### [AVAILABLE DATA]

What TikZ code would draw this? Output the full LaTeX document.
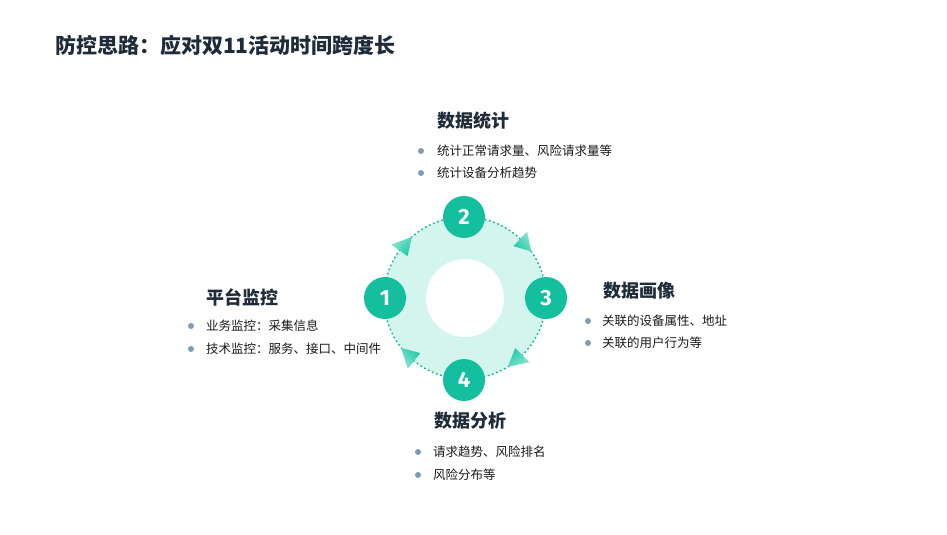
\documentclass[tikz,border=0pt]{standalone}
\usepackage{fontspec}
\usetikzlibrary{calc}
\setmainfont{Fira Sans}
\newfontfamily\cjk{Noto Sans CJK SC}
\newfontfamily\numf{Fira Sans}
\definecolor{teal1}{HTML}{13BF9E}
\definecolor{ringfill}{HTML}{D4F5EE}
\definecolor{dashc}{HTML}{14B898}
\definecolor{headc}{HTML}{1E2B38}
\definecolor{textc}{HTML}{1A1A1A}
\definecolor{bulc}{HTML}{7F9CB7}
\definecolor{arrl}{HTML}{8AE6D2}
\definecolor{arrd}{HTML}{22C9A6}
\tikzset{
  x=1pt, y=1pt,
  numcirc/.style={circle, fill=teal1, minimum size=42pt, inner sep=0pt, text=white, font=\numf\bfseries\fontsize{22}{22}\selectfont},
  heading/.style={anchor=west, inner sep=0pt, text=headc, font=\cjk\bfseries\fontsize{18}{18}\selectfont},
  item/.style={anchor=west, inner sep=0pt, text=textc, font=\cjk\fontsize{12.5}{12.5}\selectfont},
  bul/.style={circle, fill=bulc, minimum size=6pt, inner sep=0pt},
  titlestyle/.style={anchor=west, inner sep=0pt, text=headc, font=\cjk\bfseries\fontsize{21}{21}\selectfont}
}
\begin{document}
\begin{tikzpicture}
\useasboundingbox (0,0) rectangle (947,-535);
% title
\node[titlestyle] (title) at (55,-45) {防控思路：应对双11活动时间跨度长};
% ring
\coordinate (c) at (465,-298);
\fill[ringfill] (c) circle (81);
\fill[white] (c) circle (39);
\draw[dashc, line width=1.4pt, dash pattern=on 1.8pt off 2.6pt] (c) circle (81);
% arrowheads (clockwise)
\foreach \b/\t in {144/131, 47/35, -45/-58, -129/-142}{
  \pgfmathsetmacro{\sa}{(\b+\t)/2-90}
  \shade[left color=arrl, right color=arrd, shading angle=\sa]
    ($(c)+(\b:71)$) -- ($(c)+(\t:81)$) -- ($(c)+(\b:91)$) -- cycle;
}
% number circles
\node[numcirc] (n1) at (385,-298) {1};
\node[numcirc] (n2) at (464,-217) {2};
\node[numcirc] (n3) at (546,-298) {3};
\node[numcirc] (n4) at (464,-380) {4};
% block 2
\node[heading] (h2) at (437,-121) {数据统计};
\node[bul] (b21) at (421,-151) {};
\node[item] (t21) at (437,-151) {统计正常请求量、风险请求量等};
\node[bul] (b22) at (421,-173) {};
\node[item] (t22) at (437,-173) {统计设备分析趋势};
% block 1
\node[heading] (h1) at (206,-297) {平台监控};
\node[bul] (b11) at (191,-326) {};
\node[item] (t11) at (206,-326) {业务监控：采集信息};
\node[bul] (b12) at (191,-349) {};
\node[item] (t12) at (206,-349) {技术监控：服务、接口、中间件};
% block 3
\node[heading] (h3) at (603,-291) {数据画像};
\node[bul] (b31) at (588,-321) {};
\node[item] (t31) at (602,-321) {关联的设备属性、地址};
\node[bul] (b32) at (588,-343) {};
\node[item] (t32) at (602,-343) {关联的用户行为等};
% block 4
\node[heading] (h4) at (434,-421) {数据分析};
\node[bul] (b41) at (418,-452) {};
\node[item] (t41) at (433,-452) {请求趋势、风险排名};
\node[bul] (b42) at (418,-475) {};
\node[item] (t42) at (433,-475) {风险分布等};
\end{tikzpicture}
\end{document}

### [WRITTEN TASK]
Pictures are excluded; output everything else in the data verbatim.

### [WRITTEN ANSWER]
What TikZ code would draw this? Output the full LaTeX document.
\documentclass[tikz,border=0pt]{standalone}
\usepackage{fontspec}
\usetikzlibrary{calc}
\setmainfont{Fira Sans}
\newfontfamily\cjk{Noto Sans CJK SC}
\newfontfamily\numf{Fira Sans}
\definecolor{teal1}{HTML}{13BF9E}
\definecolor{ringfill}{HTML}{D4F5EE}
\definecolor{dashc}{HTML}{14B898}
\definecolor{headc}{HTML}{1E2B38}
\definecolor{textc}{HTML}{1A1A1A}
\definecolor{bulc}{HTML}{7F9CB7}
\definecolor{arrl}{HTML}{8AE6D2}
\definecolor{arrd}{HTML}{22C9A6}
\tikzset{
  x=1pt, y=1pt,
  numcirc/.style={circle, fill=teal1, minimum size=42pt, inner sep=0pt, text=white, font=\numf\bfseries\fontsize{22}{22}\selectfont},
  heading/.style={anchor=west, inner sep=0pt, text=headc, font=\cjk\bfseries\fontsize{18}{18}\selectfont},
  item/.style={anchor=west, inner sep=0pt, text=textc, font=\cjk\fontsize{12.5}{12.5}\selectfont},
  bul/.style={circle, fill=bulc, minimum size=6pt, inner sep=0pt},
  titlestyle/.style={anchor=west, inner sep=0pt, text=headc, font=\cjk\bfseries\fontsize{21}{21}\selectfont}
}
\begin{document}
\begin{tikzpicture}
\useasboundingbox (0,0) rectangle (947,-535);
% title
\node[titlestyle] (title) at (55,-45) {防控思路：应对双11活动时间跨度长};
% ring
\coordinate (c) at (465,-298);
\fill[ringfill] (c) circle (81);
\fill[white] (c) circle (39);
\draw[dashc, line width=1.4pt, dash pattern=on 1.8pt off 2.6pt] (c) circle (81);
% arrowheads (clockwise)
\foreach \b/\t in {144/131, 47/35, -45/-58, -129/-142}{
  \pgfmathsetmacro{\sa}{(\b+\t)/2-90}
  \shade[left color=arrl, right color=arrd, shading angle=\sa]
    ($(c)+(\b:71)$) -- ($(c)+(\t:81)$) -- ($(c)+(\b:91)$) -- cycle;
}
% number circles
\node[numcirc] (n1) at (385,-298) {1};
\node[numcirc] (n2) at (464,-217) {2};
\node[numcirc] (n3) at (546,-298) {3};
\node[numcirc] (n4) at (464,-380) {4};
% block 2
\node[heading] (h2) at (437,-121) {数据统计};
\node[bul] (b21) at (421,-151) {};
\node[item] (t21) at (437,-151) {统计正常请求量、风险请求量等};
\node[bul] (b22) at (421,-173) {};
\node[item] (t22) at (437,-173) {统计设备分析趋势};
% block 1
\node[heading] (h1) at (206,-297) {平台监控};
\node[bul] (b11) at (191,-326) {};
\node[item] (t11) at (206,-326) {业务监控：采集信息};
\node[bul] (b12) at (191,-349) {};
\node[item] (t12) at (206,-349) {技术监控：服务、接口、中间件};
% block 3
\node[heading] (h3) at (603,-291) {数据画像};
\node[bul] (b31) at (588,-321) {};
\node[item] (t31) at (602,-321) {关联的设备属性、地址};
\node[bul] (b32) at (588,-343) {};
\node[item] (t32) at (602,-343) {关联的用户行为等};
% block 4
\node[heading] (h4) at (434,-421) {数据分析};
\node[bul] (b41) at (418,-452) {};
\node[item] (t41) at (433,-452) {请求趋势、风险排名};
\node[bul] (b42) at (418,-475) {};
\node[item] (t42) at (433,-475) {风险分布等};
\end{tikzpicture}
\end{document}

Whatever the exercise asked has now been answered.